Та кивнула. Поляков почесал затылок.
– Ну, ну. Может, и правильно. Шуганула ты их здорово. Запомнят. А теперь давай-ка, Анка-манка, к раненым. Зачисляю тебя в батальон санинструктором. Но при случае про пулемёт тоже не забывай. Пулемётчики у нас нынче на вес золота. – Окликнул старшину. – Петрович!
Молчание. Жора окликнул громче.
– Старшина Серобаба!
Потом как на плацу – во весь голос:
– Старшина Серобаба!
Откуда-то из-за спин бойцов и командиров послышалось:
– Да тут я, тут. Иду.
Петрович протискивался в узкой траншее к командиру. Оттёр плечом ротного, молча встал перед Поляковым. Тот так зыркнул на него, что старшина быстренько застегнул воротник гимнастёрки, надел заткнутую за ремень вконец измятую фуражку и, приложив к ней руку, доложил:
– Старшина Серобаба по вашему приказанию прибыл. Поляков насупился. Помолчал, критически разглядывая подчинённого. Потом процедил сквозь зубы:
– Прибыл он. Осчастливил. Ладно, об этом потом поговорим. Принимай пополнение. Санинструктор батальона рядовая Наливайко. Проводи сначала к Любавину. Потом передай, что там у нас из медицины осталось: бинты, медикаменты и прочее. Обмундируй. Всё ясно?
Серобаба пожал плечами.
– Та ясно. Только чем обмундировывать? Размеры…
Поляков перебил его. Вскипел.
– Так что, не ясно? Вы…
Сдержался. А Серобаба уже всё понял.
– Ясно. Ясно, товарищ старший лейтенант. Слушаюсь! Всё будет сделано.
И к Наливайко. По-украински:
– Пишлы, пишлы, донька. А то гриха нэ обэрэшься.
Петрович схватил её за руку и быстренько увёл.
Так Поляков и познакомился с Натальей. С тех пор они не расставались.

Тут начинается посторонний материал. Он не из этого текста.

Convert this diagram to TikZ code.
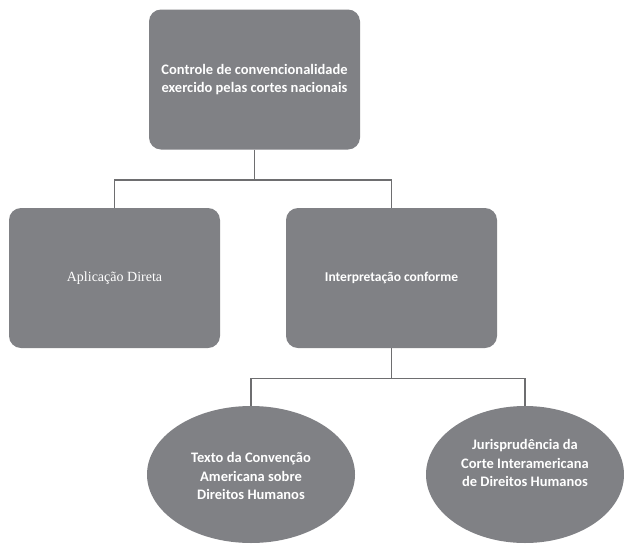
\documentclass[tikz,border=0pt]{standalone}
\usepackage{fontspec}
\setmainfont{Carlito}
\newfontfamily\serifbox{Liberation Serif}
\usetikzlibrary{shapes.geometric}
\definecolor{boxgray}{RGB}{128,129,133}
\definecolor{linegray}{RGB}{110,110,112}
\tikzset{
  rbox/.style={draw=none, fill=boxgray, rounded corners=12pt, minimum width=211pt, minimum height=140pt, inner sep=0pt, text=white, align=center},
  ell/.style={ellipse, draw=none, fill=boxgray, inner sep=0pt, text=white, align=center},
  txt/.style={text=white, align=center, inner sep=0pt},
  conn/.style={draw=linegray, line width=1.8pt},
  lbl/.style={font=\bfseries\fontsize{14.5}{18.5}\selectfont}
}
\begin{document}
\begin{tikzpicture}[x=1pt,y=-1pt]
\useasboundingbox (0,0) rectangle (624,544);
\fill[white] (0,0) rectangle (624,544);
\node[rbox, lbl] (top) at (254.5,79.5) {Controle de convencionalidade\\exercido pelas cortes nacionais};
\node[rbox] (left) at (114.5,278) {\serifbox\fontsize{14}{18}\selectfont Aplicação Direta};
\node[rbox, font=\bfseries\fontsize{13.5}{18}\selectfont] (right) at (391.5,278) {Interpretação conforme};
\node[ell, minimum width=208pt, minimum height=137pt] (e1) at (251,474.5) {};
\node[ell, minimum width=198pt, minimum height=137pt] (e2) at (525,474.5) {};
\node[txt, lbl] (e1t) at (251,476) {Texto da Convenção\\Americana sobre\\Direitos Humanos};
\node[txt, lbl] (e2t) at (525,463) {Jurisprudência da\\Corte Interamericana\\de Direitos Humanos};
\coordinate (j1) at (254.5,180);
\coordinate (j2) at (391.5,378.5);
\draw[conn] (top.south) -- (j1) -| (left.north);
\draw[conn] (j1) -| (right.north);
\draw[conn] (right.south) -- (j2) -| (e1.north);
\draw[conn] (j2) -| (e2.north);
\end{tikzpicture}
\end{document}
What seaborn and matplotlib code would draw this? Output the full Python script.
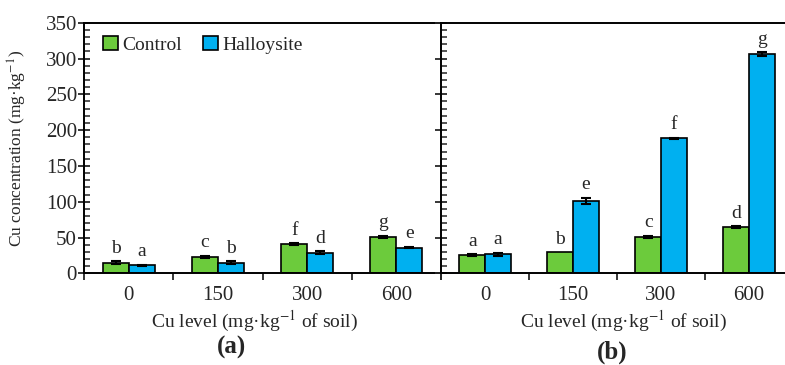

Следующий день был самый тяжёлый. За всю войну самый тяжёлый. Фашисты всерьёз взялись за дело: и артиллерия с миномётами по ним били, и юнкерсы утюжили – и бомбили, и из пулемётов свинцовым дождём поливали. И атаки одна за другой наваливались. То слева, то справа противник пытался прорвать оборону. С утра до самого вечера не затихали жаркие бои. И всё же они выстояли. К вечеру в поле дымились восемь фашистских танков, а бойцов у Полякова осталось тридцать два человека. Погиб и Любавин.
Наступило затишье. Вся поляковская позиция была изрыта воронками. Сам он, в изорванной гимнастёрке, грязный, потный и прокопченный, сидел на пригорке и думал: «Что делать»? А что тут думать? Комиссар приказал два дня продержаться, шли уже третьи сутки. Да и как держаться? Людей, считай, нет. Боеприпасы на исходе, ПТР-овцы погибли, вместе со своими ружьями. Пулемёт один остался. Обороняться некому. А главное, задачу они выполнили.